**Set problem**
Quote each line of the material verbatim, without the pictures.

** START OF Data lines **

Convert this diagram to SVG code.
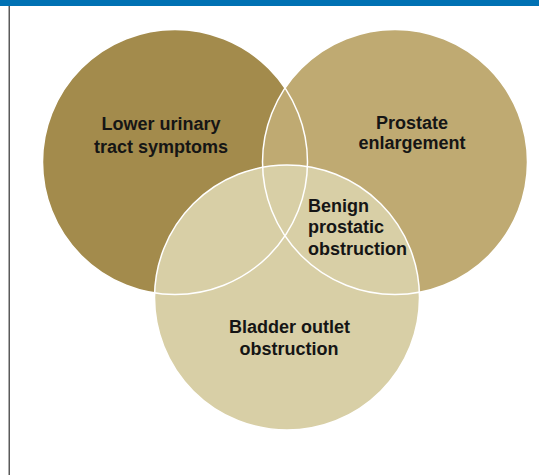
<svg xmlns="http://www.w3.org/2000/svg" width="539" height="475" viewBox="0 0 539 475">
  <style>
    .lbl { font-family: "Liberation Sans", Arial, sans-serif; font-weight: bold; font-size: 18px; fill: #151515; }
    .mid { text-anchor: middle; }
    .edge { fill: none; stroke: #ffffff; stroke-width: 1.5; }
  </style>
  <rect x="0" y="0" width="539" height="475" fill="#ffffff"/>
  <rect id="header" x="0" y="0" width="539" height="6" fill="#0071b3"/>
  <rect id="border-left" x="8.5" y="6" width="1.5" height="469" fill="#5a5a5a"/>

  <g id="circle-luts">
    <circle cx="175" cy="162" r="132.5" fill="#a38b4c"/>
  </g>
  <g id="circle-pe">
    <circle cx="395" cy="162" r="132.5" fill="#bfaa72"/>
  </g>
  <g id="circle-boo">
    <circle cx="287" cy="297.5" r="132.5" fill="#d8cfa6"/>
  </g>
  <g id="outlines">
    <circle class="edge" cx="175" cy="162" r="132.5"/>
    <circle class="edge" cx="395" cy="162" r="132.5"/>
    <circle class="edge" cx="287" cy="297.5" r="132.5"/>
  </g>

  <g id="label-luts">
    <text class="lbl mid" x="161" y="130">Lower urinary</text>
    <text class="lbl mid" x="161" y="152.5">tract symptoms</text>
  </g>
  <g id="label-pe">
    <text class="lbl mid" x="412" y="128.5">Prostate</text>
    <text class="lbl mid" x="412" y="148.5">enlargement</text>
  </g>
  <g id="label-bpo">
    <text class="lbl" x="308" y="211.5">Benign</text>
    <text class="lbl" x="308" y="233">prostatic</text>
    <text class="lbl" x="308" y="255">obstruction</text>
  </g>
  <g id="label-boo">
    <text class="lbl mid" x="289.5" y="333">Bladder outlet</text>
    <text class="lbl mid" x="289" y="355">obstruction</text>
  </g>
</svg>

** END OF Data lines **

**Answer to this exercise**
Convert this diagram to SVG code.
<svg xmlns="http://www.w3.org/2000/svg" width="539" height="475" viewBox="0 0 539 475">
  <style>
    .lbl { font-family: "Liberation Sans", Arial, sans-serif; font-weight: bold; font-size: 18px; fill: #151515; }
    .mid { text-anchor: middle; }
    .edge { fill: none; stroke: #ffffff; stroke-width: 1.5; }
  </style>
  <rect x="0" y="0" width="539" height="475" fill="#ffffff"/>
  <rect id="header" x="0" y="0" width="539" height="6" fill="#0071b3"/>
  <rect id="border-left" x="8.5" y="6" width="1.5" height="469" fill="#5a5a5a"/>

  <g id="circle-luts">
    <circle cx="175" cy="162" r="132.5" fill="#a38b4c"/>
  </g>
  <g id="circle-pe">
    <circle cx="395" cy="162" r="132.5" fill="#bfaa72"/>
  </g>
  <g id="circle-boo">
    <circle cx="287" cy="297.5" r="132.5" fill="#d8cfa6"/>
  </g>
  <g id="outlines">
    <circle class="edge" cx="175" cy="162" r="132.5"/>
    <circle class="edge" cx="395" cy="162" r="132.5"/>
    <circle class="edge" cx="287" cy="297.5" r="132.5"/>
  </g>

  <g id="label-luts">
    <text class="lbl mid" x="161" y="130">Lower urinary</text>
    <text class="lbl mid" x="161" y="152.5">tract symptoms</text>
  </g>
  <g id="label-pe">
    <text class="lbl mid" x="412" y="128.5">Prostate</text>
    <text class="lbl mid" x="412" y="148.5">enlargement</text>
  </g>
  <g id="label-bpo">
    <text class="lbl" x="308" y="211.5">Benign</text>
    <text class="lbl" x="308" y="233">prostatic</text>
    <text class="lbl" x="308" y="255">obstruction</text>
  </g>
  <g id="label-boo">
    <text class="lbl mid" x="289.5" y="333">Bladder outlet</text>
    <text class="lbl mid" x="289" y="355">obstruction</text>
  </g>
</svg>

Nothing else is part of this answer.